Wei Peng, Lei Cui, Wei Cai et al.

Encrypted traffic classification is the task of identifying the application or service associated with encrypted network traffic. One effective approach for this task is to use deep learning methods to encode the raw traffic bytes directly and automatically extract features for classification (byte-based models). However, current byte-based models input raw traffic bytes, whether plaintext or encrypted text, for automated feature extraction, neglecting the distinct impacts of plaintext and encrypted text on downstream tasks. Additionally, these models primarily focus on improving classification accuracy, with little emphasis on the efficiency of models. In this paper, for the first time, we analyze the impact of plaintext and encrypted text on the model's effectiveness and efficiency. Based on our observations and findings, we propose a two-phase approach to balance the trade-off between plaintext and encrypted text in traffic classification.

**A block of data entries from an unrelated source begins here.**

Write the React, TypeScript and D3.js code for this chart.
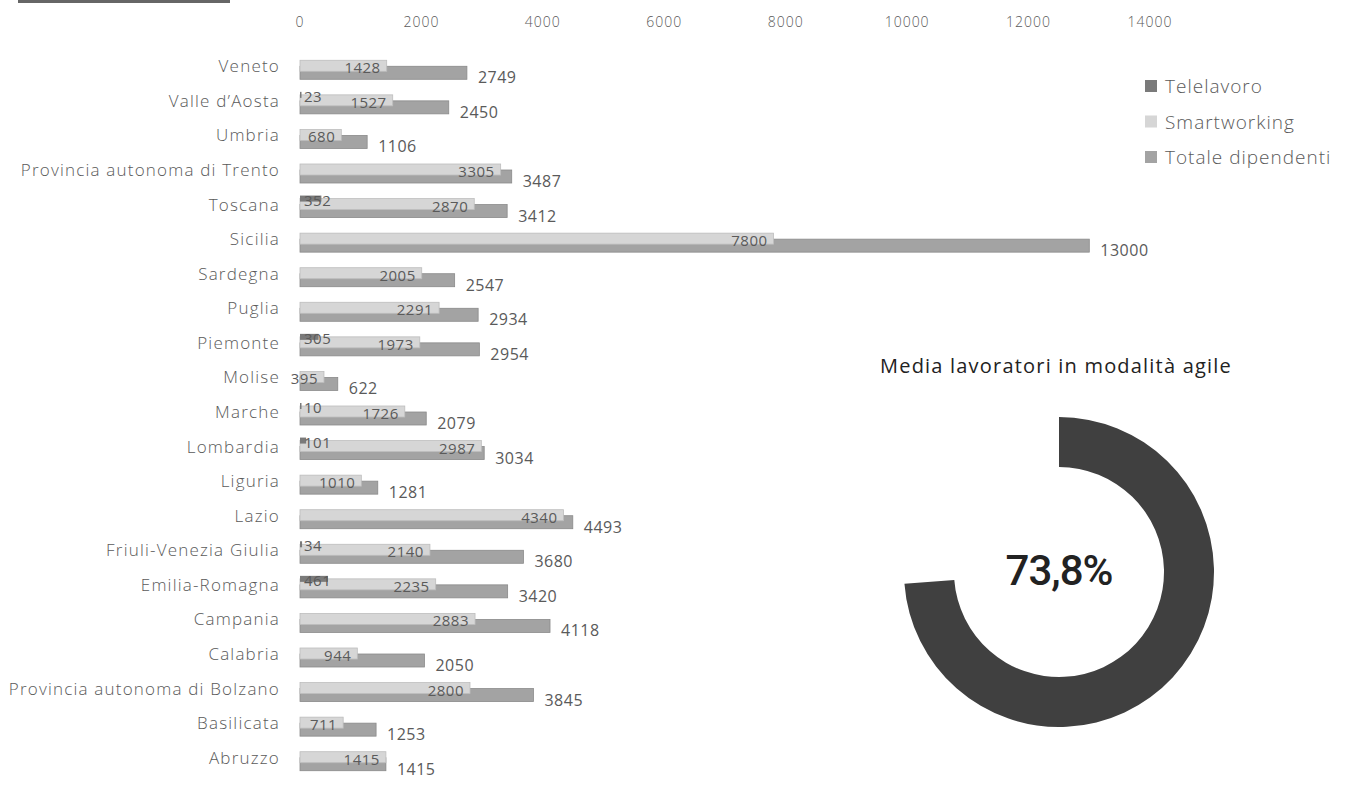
import React from "react";
import * as d3 from "d3";

const categories = [
  "Veneto", "Valle d’Aosta", "Umbria", "Provincia autonoma di Trento", "Toscana", "Sicilia",
  "Sardegna", "Puglia", "Piemonte", "Molise", "Marche", "Lombardia", "Liguria", "Lazio",
  "Friuli-Venezia Giulia", "Emilia-Romagna", "Campania", "Calabria",
  "Provincia autonoma di Bolzano", "Basilicata", "Abruzzo",
];
const telelavoro: (number | null)[] = [
  null, 23, null, null, 352, null, null, null, 305, null, 10, 101, null, null, 34, 461, null, null, null, null, null,
];
const smartworking = [
  1428, 1527, 680, 3305, 2870, 7800, 2005, 2291, 1973, 395, 1726, 2987, 1010, 4340, 2140, 2235, 2883, 944, 2800, 711, 1415,
];
const totale = [
  2749, 2450, 1106, 3487, 3412, 13000, 2547, 2934, 2954, 622, 2079, 3034, 1281, 4493, 3680, 3420, 4118, 2050, 3845, 1253, 1415,
];
const xTicks = [0, 2000, 4000, 6000, 8000, 10000, 12000, 14000];
const legendItems = ["Telelavoro", "Smartworking", "Totale dipendenti"];
const donutTitle = "Media lavoratori in modalità agile";
const agilePct = 73.8;

const W = 1348;
const H = 792;
const FONT = "'Open Sans', 'Noto Sans', sans-serif";
const TXT = "#5a5a5a";
const C_TELE = "#7a7a7a";
const C_SMART = "#d6d6d6";
const C_TOT = "#a3a3a3";

export default function App() {
  const x = d3.scaleLinear().domain([0, 14000]).range([300, 1150]);
  const y = d3.scaleBand<string>().domain(categories).range([50, 776]);
  const bw = y.bandwidth();
  const cy = (c: string) => (y(c) as number) + bw / 2;

  const cx0 = 1059;
  const cy0 = 572;
  const arc = d3.arc<any>().innerRadius(105).outerRadius(155);
  const pie = d3.pie<number>().sort(null).value((d) => d);
  const slices = pie([agilePct, 100 - agilePct]);

  return (
    <svg width={W} height={H} style={{ position: "absolute", left: 0, top: 0, background: "#fff" }} fontFamily={FONT}>
      <rect x={18} y={0} width={212} height={3} fill="#666" />
      {/* top axis labels */}
      {xTicks.map((t) => (
        <text key={t} x={x(t)} y={27} textAnchor="middle" fontSize={14} letterSpacing={1} fill={TXT} fontWeight={300}>
          {t}
        </text>
      ))}
      {/* category labels */}
      {categories.map((c) => (
        <text key={c} x={280} y={cy(c) + 5} textAnchor="end" fontSize={17} letterSpacing={1.2} fill={TXT} fontWeight={300}>
          {c}
        </text>
      ))}
      {/* bars */}
      {categories.map((c, i) => {
        const m = cy(c) + 1;
        const t = telelavoro[i];
        return (
          <g key={c}>
            <rect x={x(0)} y={m - 2} width={x(totale[i]) - x(0)} height={13} fill={C_TOT} stroke="#8a8a8a" strokeWidth={0.8} />
            <rect x={x(0)} y={m - 8} width={x(smartworking[i]) - x(0)} height={11} fill={C_SMART} stroke="#bdbdbd" strokeWidth={0.8} />
            {t != null && (
              <rect x={x(0)} y={m - 11} width={Math.max(1.5, x(t) - x(0))} height={6} fill={C_TELE} />
            )}
          </g>
        );
      })}
      {/* labels */}
      {categories.map((c, i) => {
        const m = cy(c) + 1;
        const t = telelavoro[i];
        return (
          <g key={"l" + c} fontSize={15} fill={TXT} letterSpacing={0.5}>
            {t != null && (
              <text x={304} y={m - 1}>{t}</text>
            )}
            <text x={x(smartworking[i]) - 6} y={m + 5} textAnchor="end">{smartworking[i]}</text>
            <text x={x(totale[i]) + 11} y={m + 15} fontSize={16}>{totale[i]}</text>
          </g>
        );
      })}
      {/* legend */}
      {legendItems.map((l, i) => {
        const ly = 86 + i * 35.5;
        const col = [C_TELE, C_SMART, C_TOT][i];
        return (
          <g key={l}>
            <rect x={1145} y={ly - 6} width={12} height={12} fill={col} />
            <text x={1165} y={ly + 7} fontSize={19} letterSpacing={1} fill={TXT} fontWeight={300}>{l}</text>
          </g>
        );
      })}
      {/* donut */}
      <text x={1056} y={373} textAnchor="middle" fontSize={20} letterSpacing={1.2} fill="#222">{donutTitle}</text>
      <g transform={`translate(${cx0},${cy0})`}>
        <path d={arc(slices[0] as any) as string} fill="#404040" />
        <text x={0} y={13} textAnchor="middle" fontSize={42} letterSpacing={-1} fontWeight={500} fill="#222" fontFamily="Roboto, sans-serif">
          {agilePct.toFixed(1).replace(".", ",")}%
        </text>
      </g>
    </svg>
  );
}
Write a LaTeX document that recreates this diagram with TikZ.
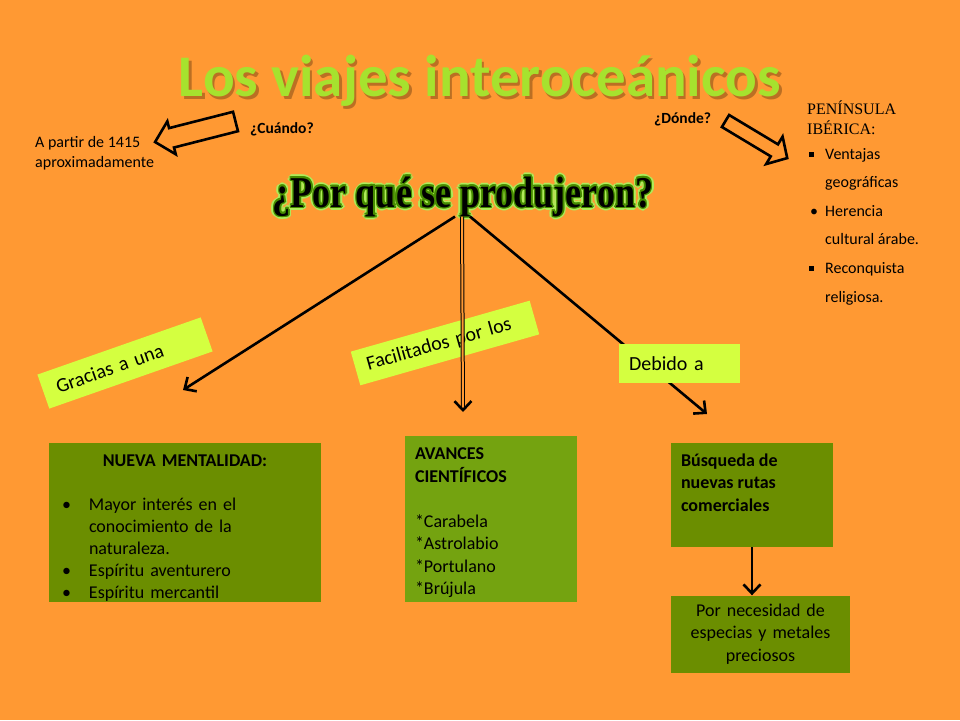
\documentclass[tikz,border=0pt]{standalone}
\usepackage{fontspec}
\setmainfont{Carlito}
\newfontfamily\timesfont{Liberation Serif}
\usepackage{tikz}
\usetikzlibrary{arrows.meta,positioning}

\definecolor{bgorange}{RGB}{255,153,51}
\definecolor{boxgreen}{RGB}{107,142,0}
\definecolor{boxgreenb}{RGB}{116,163,16}
\definecolor{tagyellow}{RGB}{212,255,64}
\definecolor{titlelime}{RGB}{166,226,46}
\definecolor{shadowbrown}{RGB}{120,70,20}
\definecolor{glowdark}{RGB}{70,140,0}
\definecolor{glowlight}{RGB}{175,235,90}

\newcommand{\sqitem}{\makebox[16pt][l]{\rule[2.5pt]{5pt}{5pt}}}
\newcommand{\dotitem}{\makebox[16pt][l]{\hspace{1pt}\textbullet}}
\newcommand{\bulitem}{\makebox[27pt][l]{\textbullet}}
\newcommand{\whytitle}{\scalebox{0.82}[1]{¿Por qué se produjeron?}}

\begin{document}
\begin{tikzpicture}[x=1pt, y=-1pt,
  greenbox/.style={fill=boxgreen, inner sep=0pt, font=\fontsize{18}{22.5}\selectfont},
  tag/.style={fill=tagyellow, inner xsep=12pt, inner ysep=0pt, align=left,
              font=\fontsize{20}{24}\selectfont},
  note/.style={inner sep=0pt, align=left, font=\fontsize{16}{20}\selectfont},
  ask/.style={inner sep=0pt, font=\bfseries\fontsize{15.5}{18}\selectfont},
  whytext/.style={anchor=base, inner sep=0pt,
                  font=\timesfont\bfseries\fontsize{44}{44}\selectfont},
  blockarrow/.style={draw=black, line width=2.6pt, fill=bgorange, line join=miter},
  link/.style={line width=2.6pt, -{Straight Barb[length=9pt, width=17pt, line width=2.6pt]}},
  dlink/.style={double=bgorange, double distance=2pt, line width=1pt,
                -{Straight Barb[length=9pt, width=17pt, line width=2.6pt]}}]

  \useasboundingbox (0,0) rectangle (960,720);
  \fill[bgorange] (0,0) rectangle (960,720);

  % title
  \node[anchor=base, inner sep=0pt, text=shadowbrown, opacity=0.5,
        font=\bfseries\fontsize{59}{59}\selectfont] (titleshadow) at (482.5,99) {Los viajes interoceánicos};
  \node[anchor=base, inner sep=0pt, text=titlelime,
        font=\bfseries\fontsize{59}{59}\selectfont] (title) at (480,96) {Los viajes interoceánicos};

  % when
  \node[ask, anchor=base west] (when) at (250,133) {¿Cuándo?};
  \node[note, anchor=base west] (whendate) at (35,167) {A partir de 1415\\aproximadamente};
  \begin{scope}[shift={(235.5,121.5)}, rotate=194.3]
    \draw[blockarrow] (0,-10) -- (66,-10) -- (66,-17) -- (83,0) -- (66,17) -- (66,10) -- (0,10) -- cycle;
  \end{scope}

  % where
  \node[ask, anchor=base west] (where) at (654,123) {¿Dónde?};
  \begin{scope}[shift={(725.5,121)}, rotate=-31]
    \draw[blockarrow] (0,-7) -- (57,-7) -- (57,-16) -- (72,0) -- (57,16) -- (57,7) -- (0,7) -- cycle;
  \end{scope}
  \node[anchor=base west, inner sep=0pt, align=left,
        font=\timesfont\fontsize{16}{20}\selectfont] (iberia) at (807,134) {PENÍNSULA\\IBÉRICA:};
  \node[anchor=base west, inner sep=0pt, align=left,
        font=\fontsize{16}{28.6}\selectfont] (iberialist) at (809,302)
    {\sqitem Ventajas\\ \hspace*{16pt}geográficas\\ \dotitem Herencia\\
     \hspace*{16pt}cultural árabe.\\ \sqitem Reconquista\\ \hspace*{16pt}religiosa.};

  % why
  \foreach \a in {0,30,...,330}
    \node[whytext, text=glowlight] (glowout\a) at ([shift={(\a:3.2pt)}]463,207) {\whytitle};
  \foreach \a in {0,45,...,315}
    \node[whytext, text=glowdark] (glowin\a) at ([shift={(\a:1.6pt)}]463,207) {\whytitle};
  \node[whytext, text=black] (why) at (463,207) {\whytitle};

  \coordinate (tipmental) at (183,390);
  \coordinate (tipavances) at (463,412);
  \coordinate (tipbusq) at (707,414);

  \node[tag, text width=162pt, minimum height=35pt, rotate=15.9] (facil) at (445,343) {Facilitados por los};

  \draw[link] ([xshift=-8pt]why.south) -- (tipmental);
  \draw[dlink] ([xshift=-1pt]why.south) -- (tipavances);
  \draw[link] ([xshift=7pt]why.south) -- (tipbusq);

  \node[tag, inner xsep=14pt, text width=145pt, minimum height=36pt, rotate=19.3] (gracias) at (125,363) {Gracias a una};
  \node[tag, inner xsep=10pt, text width=101pt, minimum height=39pt] (debido) at (679.5,363.5) {Debido a};

  % boxes
  \node[greenbox, minimum width=272pt, minimum height=159pt, text width=250pt, align=left,
        font=\fontsize{18}{22}\selectfont] (mental) at (185,522.5)
    {\rule{0pt}{22pt}\makebox[\linewidth]{\bfseries NUEVA MENTALIDAD:}\\[22pt]
     \hspace*{2pt}\bulitem Mayor interés en el\\ \hspace*{29pt}conocimiento de la\\ \hspace*{29pt}naturaleza.\\
     \hspace*{2pt}\bulitem Espíritu aventurero\\ \hspace*{2pt}\bulitem Espíritu mercantil};
  \node[greenbox, fill=boxgreenb, minimum width=172pt, minimum height=166pt, text width=152pt,
        align=left] (avances) at (491,519)
    {\rule{0pt}{20pt}\textbf{AVANCES}\\\textbf{CIENTÍFICOS}\\[22.5pt] {*}Carabela\\{*}Astrolabio\\{*}Portulano\\{*}Brújula};
  \node[greenbox, minimum width=162pt, minimum height=104pt] (busq) at (752,495)
    {\parbox[c][104pt][t]{142pt}{\bfseries\rule{0pt}{23pt}Búsqueda de\\nuevas rutas\\comerciales}};
  \node[greenbox, minimum width=179pt, minimum height=77pt, text width=170pt, align=center]
    (necesidad) at (760.5,634) {Por necesidad de\\especias y metales\\preciosos};

  \draw[link] (busq.south) -- (busq.south |- necesidad.north);
\end{tikzpicture}
\end{document}
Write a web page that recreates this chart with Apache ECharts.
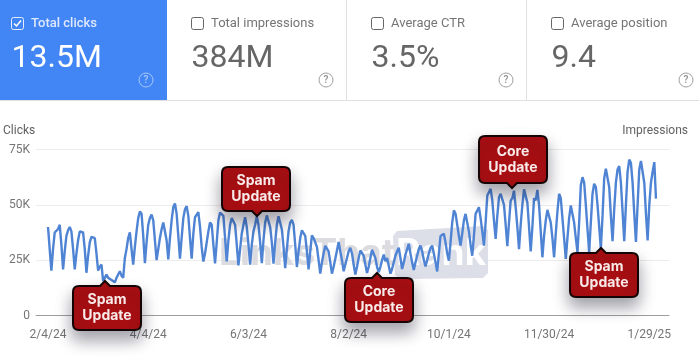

Specifically, Stage one is to Determine whether the Plain text is enough to be accurately Classified (DPC) using the proposed DPC Selector. This stage quickly identifies samples that can be classified using plaintext, leveraging explicit byte features in plaintext to enhance model's efficiency. Stage two aims to adaptively make a classification with the result from stage one. This stage incorporates encrypted text information for samples that cannot be classified using plaintext alone, ensuring the model's effectiveness on traffic classification tasks. Experiments on two datasets demonstrate that our proposed model achieves state-of-the-art results in both effectiveness and efficiency.